The ATtiny85 is a type of integrated circuit (IC) from the Atmel AVR family. Below is a digram of the pins.
In class we learned to use an Arduino Uno as an AVR ISP (in-system programmer) for the ATtiny. I also happened to have the Sparkfun Tiny AVR Programmer, which made troubleshooting with the chip much easier.
My first circuit was a simple blinking LED. I used the Ardiuno blink example code.
Next I tried to replace the LED with a Neopixel. I used some example code, which is supposed to result in a bright green color, but instead resulted in a dim orange. I was surprised by the color, though the circuit did seem to work.
My next idea was to work with a circuit I had previously created for another project.
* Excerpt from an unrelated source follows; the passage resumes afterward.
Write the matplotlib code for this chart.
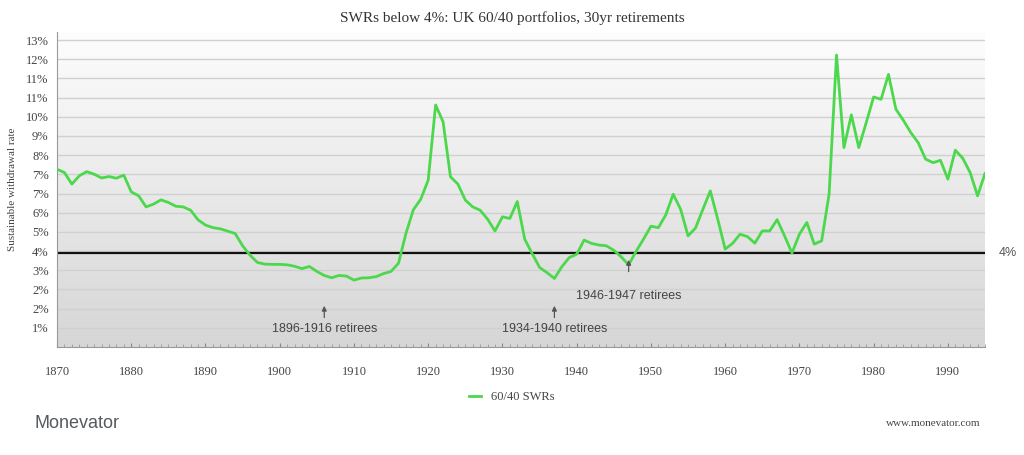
import numpy as np
import matplotlib
matplotlib.use("Agg")
import matplotlib.pyplot as plt
from matplotlib.ticker import FixedLocator, MultipleLocator
from matplotlib.colors import LinearSegmentedColormap

years = list(range(1870, 1996))
swr = [7.55, 7.41, 6.92, 7.27, 7.45, 7.34, 7.18, 7.24, 7.17, 7.30,
       6.59, 6.42, 5.95, 6.07, 6.25, 6.14, 5.98, 5.95, 5.81, 5.40,
       5.18, 5.07, 5.02, 4.92, 4.82, 4.30, 3.90, 3.59, 3.52, 3.51,
       3.51, 3.49, 3.43, 3.33, 3.42, 3.21, 3.04, 2.94, 3.04, 3.01,
       2.84, 2.93, 2.94, 2.99, 3.12, 3.21, 3.56, 4.82, 5.83, 6.28,
       7.09, 10.28, 9.57, 7.23, 6.92, 6.24, 5.95, 5.81, 5.43, 4.93,
       5.53, 5.46, 6.18, 4.58, 3.97, 3.38, 3.16, 2.91, 3.41, 3.80,
       3.94, 4.54, 4.40, 4.33, 4.30, 4.11, 3.83, 3.49, 4.06, 4.58,
       5.13, 5.07, 5.61, 6.49, 5.85, 4.72, 5.05, 5.85, 6.63, 5.43,
       4.16, 4.40, 4.79, 4.69, 4.41, 4.93, 4.93, 5.41, 4.72, 3.99,
       4.79, 5.29, 4.37, 4.51, 6.49, 12.40, 8.47, 9.86, 8.47, 9.53,
       10.62, 10.52, 11.58, 10.10, 9.63, 9.11, 8.68, 7.98, 7.83, 7.93,
       7.13, 8.36, 8.02, 7.41, 6.42, 7.37]
threshold = 4.0
annotations = [("1896-1916 retirees", 1906, 1.75, 1.25, 0.77),
               ("1934-1940 retirees", 1937, 1.75, 1.25, 0.77),
               ("1946-1947 retirees", 1947, 3.70, 3.20, 2.17)]
step = 0.815
yticks = [step * k for k in range(1, 17)]
xticks = list(range(1870, 1991, 10))

fig = plt.figure(figsize=(10.24, 4.55), dpi=100)
ax = fig.add_axes([57/1024, 1-347/455, (985-57)/1024, (347-32)/455])
ymax = 16 * step + 0.34
ax.set_xlim(1870, 1995)
ax.set_ylim(0, ymax)
grad = np.linspace(1, 0, 256).reshape(-1, 1)
cmap = LinearSegmentedColormap.from_list("g", ["#d6d6d6", "#fdfdfd"])
ax.imshow(grad, aspect="auto", cmap=cmap, extent=[1870, 1995, 0, ymax], origin="upper", zorder=0, vmin=0, vmax=1)
for v in yticks:
    ax.axhline(v, color="#d0d0d0", lw=1, zorder=1)
ax.axhline(threshold, color="#111111", lw=1.6, zorder=2)
ax.plot(years, swr, color="#4cd84c", lw=2, zorder=3, label="60/40 SWRs")

for txt, x, tip, tail, ty in annotations:
    ax.annotate("", xy=(x, tip), xytext=(x, tail),
                arrowprops=dict(arrowstyle="-|>", color="#555555", lw=0.9, mutation_scale=7,
                                shrinkA=0, shrinkB=0), zorder=4)
    ax.text(x, ty, txt, ha="center", va="center", fontsize=9, color="#444444", family="Liberation Sans")

ax.text(1.015, threshold/ymax, "4%", transform=ax.transAxes, ha="left", va="center", fontsize=9, color="#555555", family="Liberation Sans")

ax.yaxis.set_major_locator(FixedLocator(yticks))
ax.set_yticklabels([f"{round(v)}%" for v in yticks], family="Liberation Serif", fontsize=9, color="#444444")
ax.xaxis.set_major_locator(FixedLocator(xticks))
ax.xaxis.set_minor_locator(MultipleLocator(1))
ax.set_xticklabels([str(x) for x in xticks], family="Liberation Serif", fontsize=9, color="#444444")
ax.tick_params(axis="y", length=0, pad=6)
ax.tick_params(axis="x", which="major", length=3, color="#888888", pad=14, direction="in")
ax.tick_params(axis="x", which="minor", length=2, color="#999999", direction="in")
for s in ["top", "right"]:
    ax.spines[s].set_visible(False)
ax.spines["left"].set_color("#999999")
ax.spines["bottom"].set_color("#999999")
ax.set_ylabel("Sustainable withdrawal rate", family="Liberation Serif", fontsize=8, color="#444444", labelpad=6)

fig.text(0.5, 1-18/455, "SWRs below 4%: UK 60/40 portfolios, 30yr retirements", ha="center", va="center",
         family="Liberation Serif", fontsize=11, color="#333333")
fig.legend(loc="center", bbox_to_anchor=(0.5, 1-397/455), frameon=False,
           prop={"family": "Liberation Serif", "size": 9}, handlelength=1.0, labelcolor="#444444")
fig.text(35/1024, 1-424/455, "Monevator", ha="left", va="center", family="Liberation Sans", fontsize=13, color="#555a5e")
fig.text(980/1024, 1-424/455, "www.monevator.com", ha="right", va="center", family="Liberation Serif", fontsize=8, color="#444444")
fig.savefig("out.png", dpi=100)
I attached an electret mic amplifier to an analog input pin, and attached an LED each to two digital output pins. The results were very confusing. The LEDs were blinking in a bizarre pattern, and I could not tell if it was in any way related to the input. I am wondering if this is related to the sample rate of the mic and the internal clock of the chip.
For my final experiment I played with the PWM pins of the ATtiny85. I wrote a program to dim and brighten an LED to resemble breathing. I am interested in soft circuitry, and how to integrate components and circuits into textiles. I added my circuit to a tapestry I have been weaving.
It is my goal to eventually create interactive tapestries, which is a huge reason why I enrolled in Homemade Hardware. Though this circuit was not interactive, I can already see the potential for working directly with ICs and switching away from development boards.